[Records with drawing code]

---*---

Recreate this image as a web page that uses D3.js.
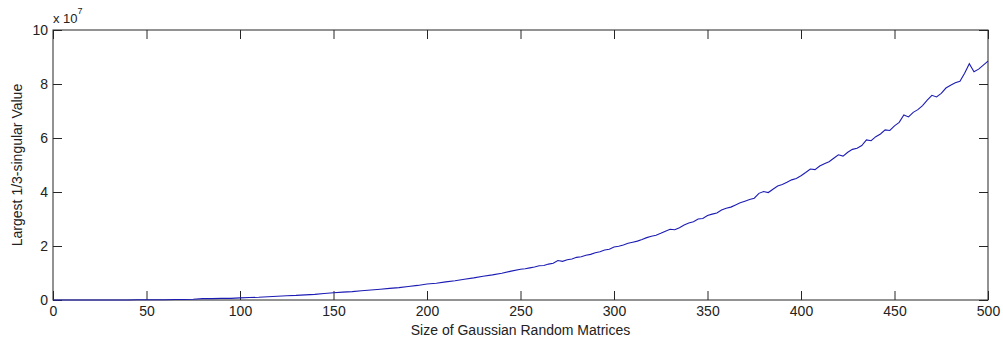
<!DOCTYPE html>
<html>
<head>
<meta charset="utf-8">
<script src="https://cdn.jsdelivr.net/npm/d3@7"></script>
<style>
    body { margin: 0; background: #fff; }
    text { font-family: Arial, "Liberation Sans", sans-serif; fill: #222; }
</style>
</head>
<body>
<svg></svg>
<script>
// matrix sizes (x axis): every 5 up to 245, then every 2.5 to 500
let sizes = d3.range(0, 250, 5).concat(d3.range(250, 502.5, 2.5))
// largest 1/3-singular value, in units of 1e7
let values = [
    0, 0, 0, 0, 0, 0, 0, 0, 0, 0.01,
    0.01, 0.01, 0.01, 0.02, 0.02, 0.03, 0.05, 0.05, 0.06, 0.06,
    0.08, 0.09, 0.10, 0.12, 0.14, 0.16, 0.17, 0.19, 0.21, 0.24,
    0.27, 0.29, 0.31, 0.34, 0.37, 0.40, 0.43, 0.46, 0.50, 0.54,
    0.59, 0.62, 0.67, 0.71, 0.77, 0.82, 0.88, 0.93, 0.99, 1.07,
    1.14, 1.16, 1.19, 1.22, 1.27, 1.28, 1.33, 1.36, 1.46, 1.43,
    1.49, 1.52, 1.58, 1.60, 1.66, 1.69, 1.75, 1.79, 1.85, 1.88,
    1.96, 1.99, 2.04, 2.10, 2.14, 2.18, 2.24, 2.31, 2.36, 2.40,
    2.47, 2.55, 2.62, 2.60, 2.68, 2.78, 2.85, 2.90, 3.00, 3.02,
    3.13, 3.18, 3.22, 3.33, 3.40, 3.44, 3.52, 3.60, 3.66, 3.72,
    3.77, 3.95, 4.02, 3.98, 4.10, 4.22, 4.28, 4.36, 4.45, 4.50,
    4.60, 4.72, 4.85, 4.83, 4.96, 5.05, 5.12, 5.25, 5.38, 5.33,
    5.47, 5.58, 5.62, 5.72, 5.93, 5.90, 6.05, 6.15, 6.30, 6.28,
    6.45, 6.58, 6.85, 6.78, 6.95, 7.05, 7.20, 7.40, 7.58, 7.52,
    7.65, 7.85, 7.95, 8.05, 8.10, 8.40, 8.75, 8.45, 8.55, 8.70,
    8.85
]
let xTicks = [0, 50, 100, 150, 200, 250, 300, 350, 400, 450, 500]
let yTicks = [0, 2, 4, 6, 8, 10]

let svgWidth = 1003
let svgHeight = 347
let plotLeft = 53, plotRight = 988, plotTop = 30, plotBottom = 300
let tickLen = 9

let svg = d3.select('svg')
    .attr('width', svgWidth)
    .attr('height', svgHeight)
    .style('background', '#fff')

let x = d3.scaleLinear().domain([0, 500]).range([plotLeft, plotRight])
let y = d3.scaleLinear().domain([0, 10]).range([plotBottom, plotTop])

// box
svg.append('rect')
    .attr('x', plotLeft)
    .attr('y', plotTop)
    .attr('width', plotRight - plotLeft)
    .attr('height', plotBottom - plotTop)
    .attr('fill', 'none')
    .attr('stroke', '#262626')
    .attr('stroke-width', 1)

// inward ticks on all four sides
let xAxisB = d3.axisBottom(x).tickValues(xTicks).tickSizeInner(-tickLen).tickSizeOuter(0).tickPadding(6)
let xAxisT = d3.axisTop(x).tickValues(xTicks).tickSizeInner(-tickLen).tickSizeOuter(0).tickFormat('')
let yAxisL = d3.axisLeft(y).tickValues(yTicks).tickSizeInner(-tickLen).tickSizeOuter(0).tickPadding(5)
let yAxisR = d3.axisRight(y).tickValues(yTicks).tickSizeInner(-tickLen).tickSizeOuter(0).tickFormat('')

let gb = svg.append('g').attr('transform', 'translate(0,' + plotBottom + ')').call(xAxisB)
let gt = svg.append('g').attr('transform', 'translate(0,' + plotTop + ')').call(xAxisT)
let gl = svg.append('g').attr('transform', 'translate(' + plotLeft + ',0)').call(yAxisL)
let gr = svg.append('g').attr('transform', 'translate(' + plotRight + ',0)').call(yAxisR)

;[gb, gt, gl, gr].forEach(g => {
    g.select('.domain').remove()
    g.selectAll('line').attr('stroke', '#262626')
    g.selectAll('text')
        .attr('fill', '#222')
        .style('font-size', '14px')
        .style('font-family', 'Arial, "Liberation Sans", sans-serif')
})

// the curve
let line = d3.line()
    .x((d, i) => x(sizes[i]))
    .y(d => y(d))

svg.append('path')
    .datum(values)
    .attr('d', line)
    .attr('fill', 'none')
    .attr('stroke', '#1c1cb4')
    .attr('stroke-width', 1.1)

// exponent label
let expo = svg.append('text')
    .attr('x', plotLeft)
    .attr('y', 23)
    .style('font-size', '13px')
expo.append('tspan').text('x 10')
expo.append('tspan').attr('dy', -9).style('font-size', '9px').text('7')

// axis labels
svg.append('text')
    .attr('x', (plotLeft + plotRight) / 2)
    .attr('y', 335)
    .attr('text-anchor', 'middle')
    .style('font-size', '14px')
    .text('Size of Gaussian Random Matrices')

svg.append('text')
    .attr('transform', 'translate(22,' + (plotTop + plotBottom) / 2 + ') rotate(-90)')
    .attr('text-anchor', 'middle')
    .style('font-size', '14px')
    .text('Largest 1/3-singular Value')
</script>
</body>
</html>
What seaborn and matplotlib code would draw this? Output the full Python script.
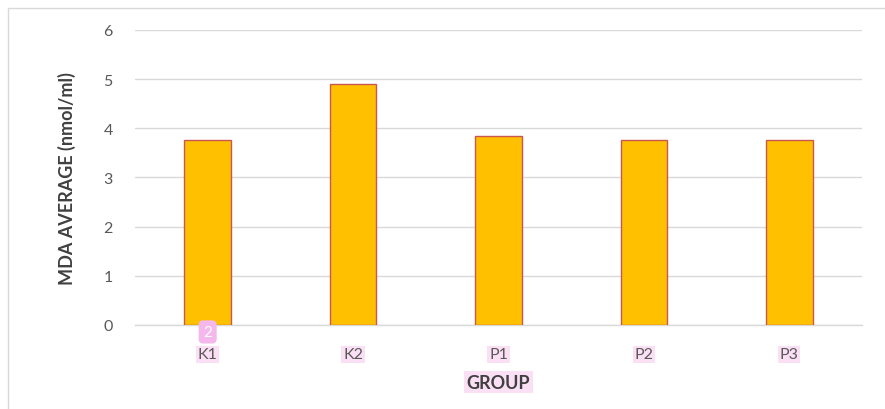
import matplotlib
matplotlib.use("Agg")
import matplotlib.pyplot as plt
import matplotlib.patches as mpatches
import pandas as pd
import seaborn as sns

# data
groups = ["K1", "K2", "P1", "P2", "P3"]
mda_avg = [3.77, 4.90, 3.85, 3.76, 3.76]
y_ticks = [0, 1, 2, 3, 4, 5, 6]

df = pd.DataFrame({"group": groups, "mda": mda_avg})

sns.set_theme(style="white")
plt.rcParams["font.family"] = ["Lato", "DejaVu Sans"]

fig = plt.figure(figsize=(8.85, 4.10), dpi=100)
ax = fig.add_axes([0.1525, 0.2049, 0.8215, 0.7195])

sns.barplot(data=df, x="group", y="mda", color="#FFC000", saturation=1,
            width=0.32, edgecolor="#C9574F", linewidth=1.0, ax=ax, zorder=3)

ax.set_ylim(0, 6)
ax.set_yticks(y_ticks)
ax.set_xlim(-0.5, 4.5)
ax.yaxis.grid(True, color="#D9D9D9", linewidth=1.0, zorder=0)
ax.set_axisbelow(True)
for s in ["top", "right", "left"]:
    ax.spines[s].set_visible(False)
ax.spines["bottom"].set_color("#D9D9D9")
ax.spines["bottom"].set_linewidth(1.0)
ax.tick_params(axis="y", length=0, pad=16, labelsize=11.5, labelcolor="#595959")
ax.tick_params(axis="x", length=0, pad=16, labelsize=11.5, labelcolor="#595959")
for lbl in ax.get_xticklabels():
    lbl.set_bbox(dict(boxstyle="square,pad=0.1", facecolor="#FBE0F5", edgecolor="none"))

ax.set_ylabel("MDA AVERAGE (nmol/ml)", fontsize=13, fontweight="bold",
              color="#404040", labelpad=20)
ax.set_xlabel("GROUP", fontsize=13, fontweight="bold", color="#404040", labelpad=9,
              bbox=dict(boxstyle="square,pad=0.15", facecolor="#FBE0F5", edgecolor="none"))

# little pink badge under the first bar
ax.annotate("2", xy=(0, 0), xytext=(0, -5), textcoords="offset points",
            ha="center", va="center", fontsize=11, color="white", zorder=5,
            bbox=dict(boxstyle="round,pad=0.3", facecolor="#F4B8EC", edgecolor="none"),
            annotation_clip=False)

# outer chart border
fig.patches.append(mpatches.Rectangle((8 / 885, -0.01), 1.0, 1 - 9 / 410 + 0.01,
                                      transform=fig.transFigure, fill=False,
                                      edgecolor="#D9D9D9", linewidth=1.0))

fig.savefig("out.png", dpi=100)
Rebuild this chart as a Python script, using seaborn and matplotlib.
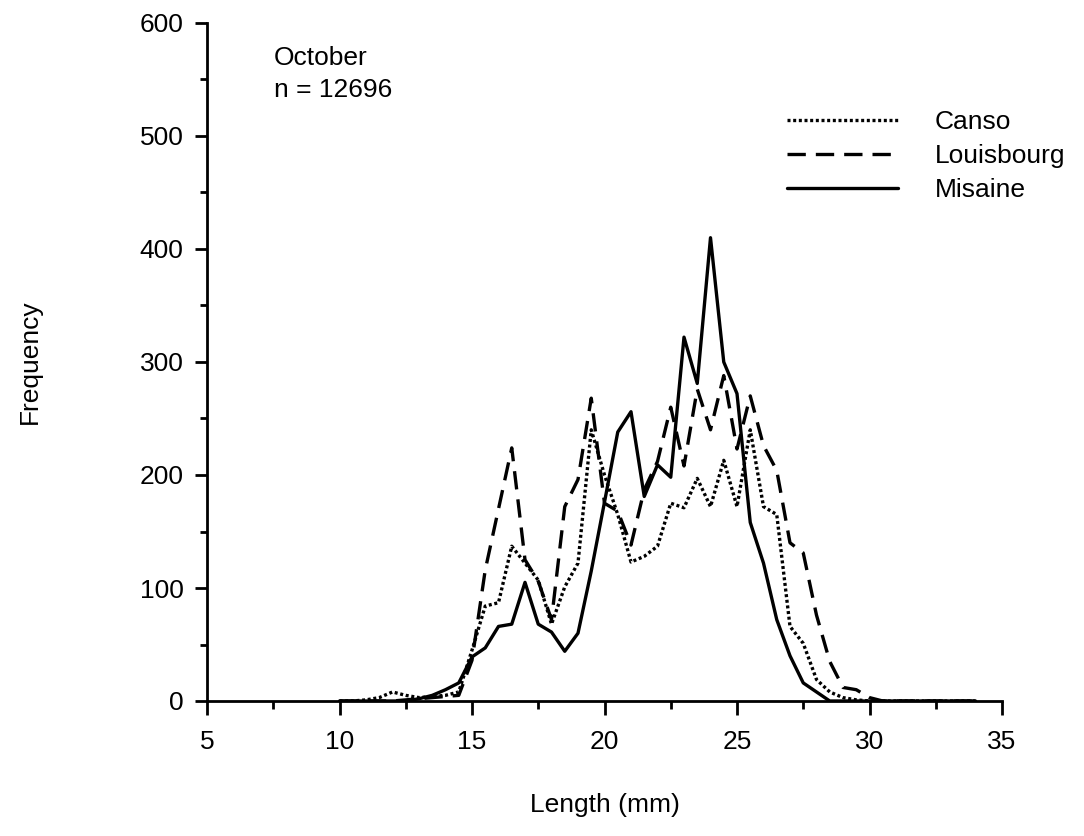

---*---

_Exercise objective:_ Using the listing above, repeat word for word each line from the one with "What seaborn and" down to the one with "linewidth=1.0, ax=ax, zorder=3)", both included. Omit all pictures.

_Worked answer:_
What seaborn and matplotlib code would draw this? Output the full Python script.
import matplotlib
matplotlib.use("Agg")
import matplotlib.pyplot as plt
import matplotlib.patches as mpatches
import pandas as pd
import seaborn as sns

# data
groups = ["K1", "K2", "P1", "P2", "P3"]
mda_avg = [3.77, 4.90, 3.85, 3.76, 3.76]
y_ticks = [0, 1, 2, 3, 4, 5, 6]

df = pd.DataFrame({"group": groups, "mda": mda_avg})

sns.set_theme(style="white")
plt.rcParams["font.family"] = ["Lato", "DejaVu Sans"]

fig = plt.figure(figsize=(8.85, 4.10), dpi=100)
ax = fig.add_axes([0.1525, 0.2049, 0.8215, 0.7195])

sns.barplot(data=df, x="group", y="mda", color="#FFC000", saturation=1,
            width=0.32, edgecolor="#C9574F", linewidth=1.0, ax=ax, zorder=3)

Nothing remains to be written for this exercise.